Exercise data
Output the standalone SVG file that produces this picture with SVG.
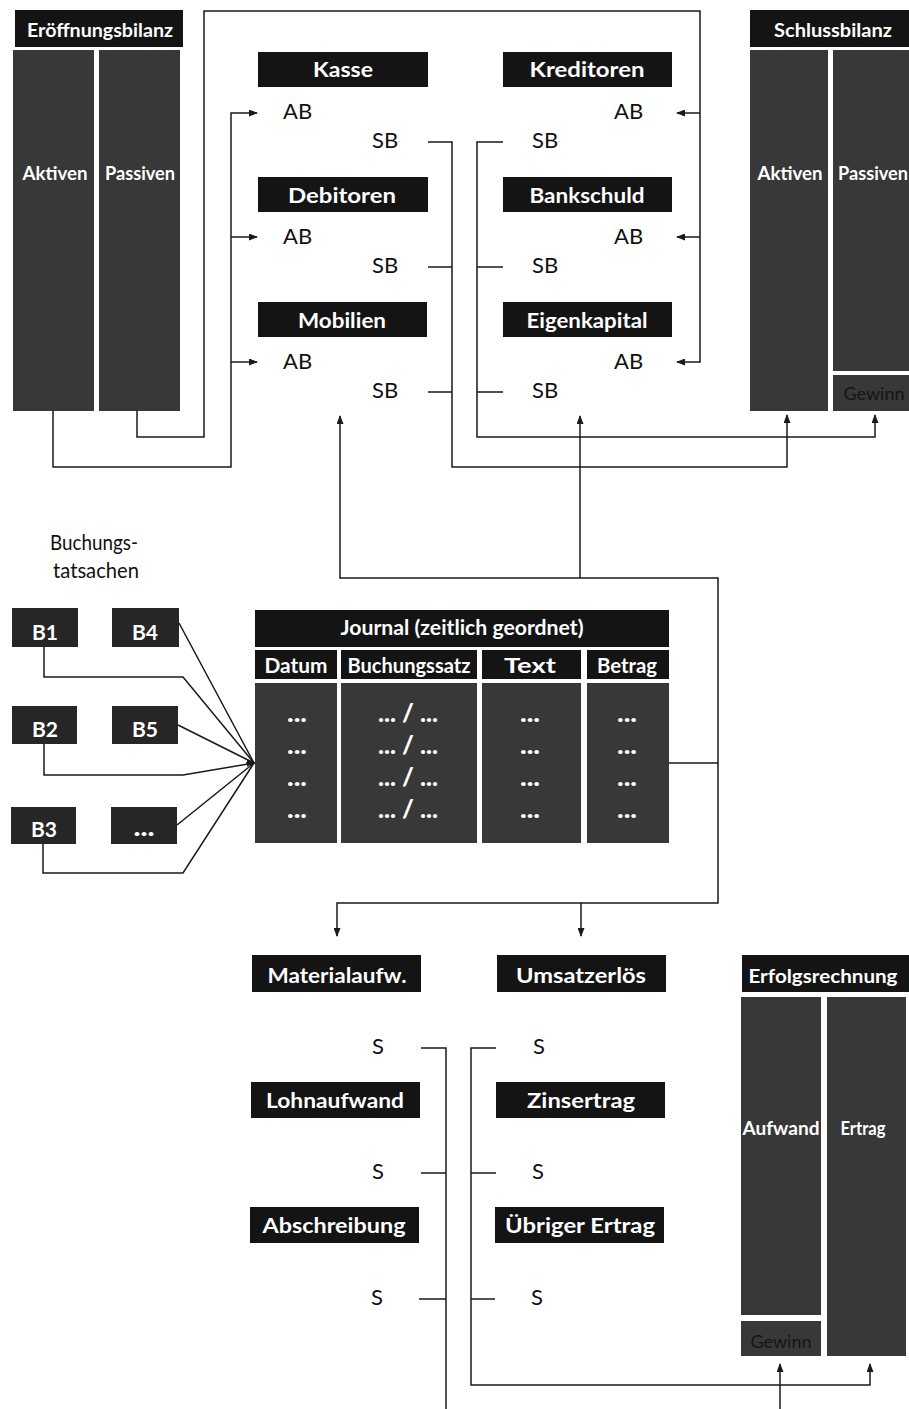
<svg xmlns="http://www.w3.org/2000/svg" width="909" height="1409" viewBox="0 0 909 1409">
<defs>
<style>
.hd{fill:#141414}
.col{fill:#383838}
.bx{fill:#262626}
.lt{font-family:Lato,"Open Sans","Liberation Sans",sans-serif;font-weight:700;fill:#fff;text-anchor:middle}
.dt{font-family:Lato,"Open Sans","Liberation Sans",sans-serif;font-weight:900;fill:#fff;text-anchor:middle;font-size:24px}
.rg{font-family:Lato,"Open Sans","Liberation Sans",sans-serif;font-weight:400;fill:#111;font-size:22px}
.gw{font-family:Lato,"Open Sans","Liberation Sans",sans-serif;font-weight:400;fill:#151515;font-size:18px;text-anchor:middle}
.ln{fill:none;stroke:#1a1a1a;stroke-width:1.5}
</style>
<marker id="ah" markerWidth="9" markerHeight="7" refX="8" refY="3.5" orient="auto" markerUnits="userSpaceOnUse">
<path d="M0,0 L9,3.5 L0,7 Z" fill="#1a1a1a"/>
</marker>
</defs>
<rect width="909" height="1409" fill="#ffffff"/>

<g id="connectors">
<path class="ln" d="M137,411 V437 H204 V11 H700 V362 H677" marker-end="url(#ah)"/>
<path class="ln" d="M700,113 H677" marker-end="url(#ah)"/>
<path class="ln" d="M700,237 H677" marker-end="url(#ah)"/>
<path class="ln" d="M53,411 V467 H231 V113 H257" marker-end="url(#ah)"/>
<path class="ln" d="M231,237 H257" marker-end="url(#ah)"/>
<path class="ln" d="M231,362 H257" marker-end="url(#ah)"/>
<path class="ln" d="M428,142 H452 V467 H787 V415" marker-end="url(#ah)"/>
<path class="ln" d="M428,267 H452 M428,392 H452"/>
<path class="ln" d="M503,142 H477 V437 H875 V415" marker-end="url(#ah)"/>
<path class="ln" d="M503,267 H477 M503,392 H477"/>
<path class="ln" d="M669,763 H718 V578 H340 V416" marker-end="url(#ah)"/>
<path class="ln" d="M580,578 V416" marker-end="url(#ah)"/>
<path class="ln" d="M718,763 V903 H337 V936" marker-end="url(#ah)"/>
<path class="ln" d="M581,903 V936" marker-end="url(#ah)"/>
<path class="ln" d="M179,623 L254,763 M178,725 L254,763 M177,825 L254,763"/>
<path class="ln" d="M44,647 V677 H183 L254,763"/>
<path class="ln" d="M44,744 V775 H183 L254,763"/>
<path class="ln" d="M43,844 V873 H183 L254,763"/>
<path class="ln" d="M246,763 H255" marker-end="url(#ah)"/>
<path class="ln" d="M421,1048 H446 V1409 M421,1173 H446 M419,1299 H446"/>
<path class="ln" d="M496,1048 H471 V1385 H870 V1364" marker-end="url(#ah)"/>
<path class="ln" d="M496,1173 H471 M495,1299 H471"/>
<path class="ln" d="M780,1409 V1364" marker-end="url(#ah)"/>
</g>

<g id="eroeffnungsbilanz">
<rect class="hd" x="15" y="10" width="168" height="37"/>
<text class="lt" x="100" y="37" font-size="19" textLength="146" lengthAdjust="spacingAndGlyphs">Eröffnungsbilanz</text>
<rect class="col" x="13" y="50" width="81" height="361"/>
<rect class="col" x="99" y="50" width="81" height="361"/>
<text class="lt" x="55" y="180" font-size="19" textLength="65" lengthAdjust="spacingAndGlyphs">Aktiven</text>
<text class="lt" x="140" y="180" font-size="19" textLength="70" lengthAdjust="spacingAndGlyphs">Passiven</text>
</g>

<g id="kasse">
<rect class="hd" x="258" y="52" width="170" height="35"/>
<text class="lt" x="343" y="77" font-size="21" textLength="60" lengthAdjust="spacingAndGlyphs">Kasse</text>
<text class="rg" x="283" y="119">AB</text>
<text class="rg" x="372" y="148">SB</text>
</g>
<g id="debitoren">
<rect class="hd" x="258" y="177" width="170" height="35"/>
<text class="lt" x="342" y="203" font-size="21" textLength="108" lengthAdjust="spacingAndGlyphs">Debitoren</text>
<text class="rg" x="283" y="244">AB</text>
<text class="rg" x="372" y="273">SB</text>
</g>
<g id="mobilien">
<rect class="hd" x="258" y="302" width="169" height="35"/>
<text class="lt" x="342" y="328" font-size="21" textLength="88" lengthAdjust="spacingAndGlyphs">Mobilien</text>
<text class="rg" x="283" y="369">AB</text>
<text class="rg" x="372" y="398">SB</text>
</g>
<g id="kreditoren">
<rect class="hd" x="503" y="52" width="169" height="35"/>
<text class="lt" x="587" y="77" font-size="21" textLength="115" lengthAdjust="spacingAndGlyphs">Kreditoren</text>
<text class="rg" x="614" y="119">AB</text>
<text class="rg" x="532" y="148">SB</text>
</g>
<g id="bankschuld">
<rect class="hd" x="503" y="177" width="169" height="35"/>
<text class="lt" x="587" y="203" font-size="21" textLength="115" lengthAdjust="spacingAndGlyphs">Bankschuld</text>
<text class="rg" x="614" y="244">AB</text>
<text class="rg" x="532" y="273">SB</text>
</g>
<g id="eigenkapital">
<rect class="hd" x="503" y="302" width="169" height="35"/>
<text class="lt" x="587" y="328" font-size="21" textLength="121" lengthAdjust="spacingAndGlyphs">Eigenkapital</text>
<text class="rg" x="614" y="369">AB</text>
<text class="rg" x="532" y="398">SB</text>
</g>

<g id="schlussbilanz">
<rect class="hd" x="750" y="10" width="159" height="37"/>
<text class="lt" x="833" y="37" font-size="19" textLength="118" lengthAdjust="spacingAndGlyphs">Schlussbilanz</text>
<rect class="col" x="750" y="50" width="78" height="361"/>
<rect class="col" x="833" y="50" width="76" height="321"/>
<rect class="col" x="833" y="375" width="76" height="36"/>
<text class="lt" x="790" y="180" font-size="19" textLength="65" lengthAdjust="spacingAndGlyphs">Aktiven</text>
<text class="lt" x="873" y="180" font-size="19" textLength="70" lengthAdjust="spacingAndGlyphs">Passiven</text>
<text class="gw" x="874" y="400">Gewinn</text>
</g>

<g id="buchungstatsachen">
<text class="rg" x="50" y="550" font-size="19" textLength="88" lengthAdjust="spacingAndGlyphs">Buchungs-</text>
<text class="rg" x="53" y="578" font-size="19" textLength="86" lengthAdjust="spacingAndGlyphs">tatsachen</text>
</g>
<g id="b1"><rect class="bx" x="12" y="608" width="66" height="39"/><text class="lt" x="45" y="640" font-size="21">B1</text></g>
<g id="b4"><rect class="bx" x="112" y="608" width="67" height="39"/><text class="lt" x="145" y="640" font-size="21">B4</text></g>
<g id="b2"><rect class="bx" x="12" y="706" width="65" height="38"/><text class="lt" x="45" y="737" font-size="21">B2</text></g>
<g id="b5"><rect class="bx" x="112" y="706" width="66" height="38"/><text class="lt" x="145" y="737" font-size="21">B5</text></g>
<g id="b3"><rect class="bx" x="11" y="807" width="65" height="37"/><text class="lt" x="44" y="837" font-size="21">B3</text></g>
<g id="bmore"><rect class="bx" x="111" y="807" width="66" height="37"/><text class="dt" x="144" y="836" textLength="21" lengthAdjust="spacingAndGlyphs">...</text></g>

<g id="journal">
<rect class="hd" x="255" y="610" width="414" height="37"/>
<text class="lt" x="462" y="635" font-size="21" textLength="243" lengthAdjust="spacingAndGlyphs">Journal (zeitlich geordnet)</text>
<rect class="hd" x="255" y="650" width="82" height="29"/>
<rect class="hd" x="341" y="650" width="136" height="29"/>
<rect class="hd" x="482" y="650" width="99" height="29"/>
<rect class="hd" x="587" y="650" width="82" height="29"/>
<text class="lt" x="296" y="673" font-size="20" textLength="63" lengthAdjust="spacingAndGlyphs">Datum</text>
<text class="lt" x="409" y="673" font-size="20" textLength="123" lengthAdjust="spacingAndGlyphs">Buchungssatz</text>
<text class="lt" x="530" y="673" font-size="20" textLength="52" lengthAdjust="spacingAndGlyphs">Text</text>
<text class="lt" x="627" y="673" font-size="20" textLength="60" lengthAdjust="spacingAndGlyphs">Betrag</text>
<rect class="col" x="255" y="683" width="82" height="160"/>
<rect class="col" x="341" y="683" width="136" height="160"/>
<rect class="col" x="482" y="683" width="99" height="160"/>
<rect class="col" x="587" y="683" width="82" height="160"/>
<g class="dt">
<text x="297" y="722" textLength="20" lengthAdjust="spacingAndGlyphs">...</text><text x="297" y="754" textLength="20" lengthAdjust="spacingAndGlyphs">...</text><text x="297" y="786" textLength="20" lengthAdjust="spacingAndGlyphs">...</text><text x="297" y="818" textLength="20" lengthAdjust="spacingAndGlyphs">...</text>
<text x="408" y="722" textLength="60" lengthAdjust="spacingAndGlyphs">... / ...</text><text x="408" y="754" textLength="60" lengthAdjust="spacingAndGlyphs">... / ...</text><text x="408" y="786" textLength="60" lengthAdjust="spacingAndGlyphs">... / ...</text><text x="408" y="818" textLength="60" lengthAdjust="spacingAndGlyphs">... / ...</text>
<text x="530" y="722" textLength="20" lengthAdjust="spacingAndGlyphs">...</text><text x="530" y="754" textLength="20" lengthAdjust="spacingAndGlyphs">...</text><text x="530" y="786" textLength="20" lengthAdjust="spacingAndGlyphs">...</text><text x="530" y="818" textLength="20" lengthAdjust="spacingAndGlyphs">...</text>
<text x="627" y="722" textLength="20" lengthAdjust="spacingAndGlyphs">...</text><text x="627" y="754" textLength="20" lengthAdjust="spacingAndGlyphs">...</text><text x="627" y="786" textLength="20" lengthAdjust="spacingAndGlyphs">...</text><text x="627" y="818" textLength="20" lengthAdjust="spacingAndGlyphs">...</text>
</g>
</g>

<g id="materialaufw">
<rect class="hd" x="252" y="955" width="169" height="37"/>
<text class="lt" x="337" y="983" font-size="21" textLength="139" lengthAdjust="spacingAndGlyphs">Materialaufw.</text>
<text class="rg" x="372" y="1054">S</text>
</g>
<g id="lohnaufwand">
<rect class="hd" x="251" y="1082" width="169" height="36"/>
<text class="lt" x="335" y="1108" font-size="21" textLength="138" lengthAdjust="spacingAndGlyphs">Lohnaufwand</text>
<text class="rg" x="372" y="1179">S</text>
</g>
<g id="abschreibung">
<rect class="hd" x="250" y="1207" width="169" height="36"/>
<text class="lt" x="334" y="1233" font-size="21" textLength="143" lengthAdjust="spacingAndGlyphs">Abschreibung</text>
<text class="rg" x="371" y="1305">S</text>
</g>
<g id="umsatzerloes">
<rect class="hd" x="497" y="955" width="169" height="37"/>
<text class="lt" x="581" y="983" font-size="21" textLength="130" lengthAdjust="spacingAndGlyphs">Umsatzerlös</text>
<text class="rg" x="533" y="1054">S</text>
</g>
<g id="zinsertrag">
<rect class="hd" x="496" y="1082" width="169" height="36"/>
<text class="lt" x="581" y="1108" font-size="21" textLength="108" lengthAdjust="spacingAndGlyphs">Zinsertrag</text>
<text class="rg" x="532" y="1179">S</text>
</g>
<g id="uebriger-ertrag">
<rect class="hd" x="495" y="1207" width="169" height="36"/>
<text class="lt" x="580" y="1233" font-size="21" textLength="150" lengthAdjust="spacingAndGlyphs">Übriger Ertrag</text>
<text class="rg" x="531" y="1305">S</text>
</g>

<g id="erfolgsrechnung">
<rect class="hd" x="742" y="955" width="167" height="37"/>
<text class="lt" x="823" y="983" font-size="19" textLength="149" lengthAdjust="spacingAndGlyphs">Erfolgsrechnung</text>
<rect class="col" x="741" y="997" width="80" height="318"/>
<rect class="col" x="741" y="1321" width="80" height="35"/>
<rect class="col" x="827" y="997" width="79" height="359"/>
<text class="lt" x="781" y="1135" font-size="19" textLength="77" lengthAdjust="spacingAndGlyphs">Aufwand</text>
<text class="lt" x="863" y="1135" font-size="19" textLength="45" lengthAdjust="spacingAndGlyphs">Ertrag</text>
<text class="gw" x="781" y="1348">Gewinn</text>
</g>
</svg>
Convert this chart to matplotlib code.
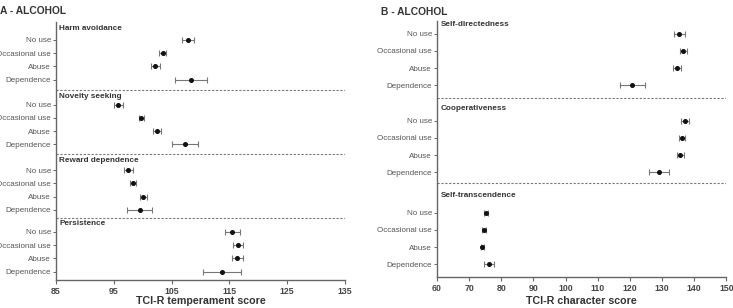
import matplotlib
matplotlib.use("Agg")
import matplotlib.pyplot as plt

levels = ["No use", "Occasional use", "Abuse", "Dependence"]

# Panel A - temperament
temp_traits = ["Harm avoidance", "Novelty seeking", "Reward dependence", "Persistence"]
temp_means = [
    [107.9, 103.45, 102.2, 108.4],
    [95.8, 99.8, 102.5, 107.3],
    [97.5, 98.3, 100.1, 99.5],
    [115.5, 116.5, 116.4, 113.8],
]
temp_errs = [
    [1.05, 0.6, 0.8, 2.8],
    [0.8, 0.5, 0.7, 2.2],
    [0.8, 0.55, 0.6, 2.2],
    [1.3, 0.9, 0.95, 3.3],
]
temp_ticks = [85, 95, 105, 115, 125, 135]

# Panel B - character
char_traits = ["Self-directedness", "Cooperativeness", "Self-transcendence"]
char_means = [
    [135.4, 136.6, 134.7, 120.8],
    [137.2, 136.2, 135.7, 129.1],
    [75.2, 74.6, 74.1, 76.2],
]
char_errs = [
    [1.7, 1.1, 1.2, 3.9],
    [1.2, 0.9, 1.1, 3.2],
    [0.7, 0.6, 0.5, 1.7],
]
char_ticks = [60, 70, 80, 90, 100, 110, 120, 130, 140, 150]

TXT = "#333333"
SP = "#666666"

fig = plt.figure(figsize=(7.33, 3.08), dpi=100)
plt.rcParams["font.family"] = ["Liberation Sans", "DejaVu Sans"]


def draw(ax, traits, means, errs, offsets, seps, title_off, ylim, xticks):
    ys, labels = [], []
    for g, (tr, m, e) in enumerate(zip(traits, means, errs)):
        y = [offsets[g] + i for i in range(4)]
        ax.errorbar(m, y, xerr=e, fmt="o", color="#111111", ms=2.6,
                    ecolor="#777777", elinewidth=0.8, capsize=2, capthick=0.8)
        ax.text(0.012, offsets[g] - title_off[g], tr, transform=ax.get_yaxis_transform(),
                fontsize=5.9, fontweight="bold", color=TXT, va="center", ha="left")
        ys += y
        labels += levels
    for s in seps:
        ax.axhline(s, color="#777777", lw=0.8, ls=(0, (2, 1.5)))
    ax.set_yticks(ys)
    ax.set_yticklabels(labels, fontsize=5.8, color="#555555")
    ax.set_ylim(ylim)
    ax.set_xlim(xticks[0], xticks[-1])
    ax.set_xticks(xticks)
    ax.tick_params(axis="x", labelsize=6.3, colors=SP, length=3, width=0.8, pad=2)
    ax.tick_params(axis="y", length=2.5, width=0.7, colors=SP, labelcolor="#555555", pad=1)
    for lab in ax.get_xticklabels():
        lab.set_fontweight("bold")
        lab.set_color("#444444")
    ax.spines["top"].set_visible(False)
    ax.spines["right"].set_visible(False)
    for s in ("left", "bottom"):
        ax.spines[s].set_color(SP)
        ax.spines[s].set_linewidth(1.0)


axA = fig.add_axes([0.0764, 0.0909, 0.394, 0.838])
draw(axA, temp_traits, temp_means, temp_errs,
     offsets=[0, 4.88, 9.81, 14.47], seps=[3.74, 8.6, 13.43],
     title_off=[0.85, 0.6, 0.75, 0.6], ylim=(18.1, -1.36), xticks=temp_ticks)

axB = fig.add_axes([0.596, 0.1016, 0.395, 0.830])
draw(axB, char_traits, char_means, char_errs,
     offsets=[0, 5.06, 10.42], seps=[3.72, 8.7],
     title_off=[0.56, 0.72, 1.0], ylim=(14.14, -0.74), xticks=char_ticks)

fig.text(0.0764 + 0.394 / 2, 0.022, "TCI-R temperament score", fontsize=7.7,
         fontweight="bold", color=TXT, ha="center", va="center")
fig.text(0.596 + 0.395 / 2, 0.022, "TCI-R character score", fontsize=7.7,
         fontweight="bold", color=TXT, ha="center", va="center")

fig.text(0.0, 0.965, "A - ALCOHOL", fontsize=7.4, fontweight="bold", color=TXT, va="center", ha="left")
fig.text(0.52, 0.96, "B - ALCOHOL", fontsize=7.4, fontweight="bold", color=TXT, va="center", ha="left")

fig.savefig("out.png", dpi=100)
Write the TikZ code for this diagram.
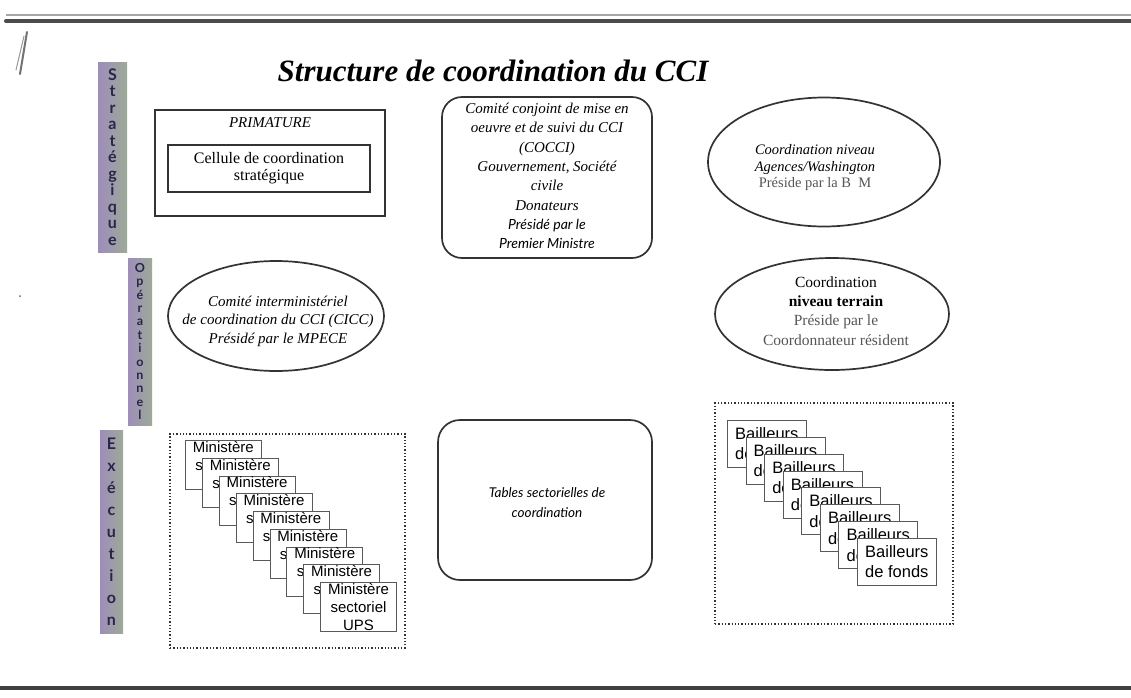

Given instruction
Go over the data above and copy every line that has the word "this" in it.

Solution to the exercise
Output the standalone SVG file that produces this picture with SVG.
Convert this chart to matplotlib code.
Write the TikZ code for this diagram.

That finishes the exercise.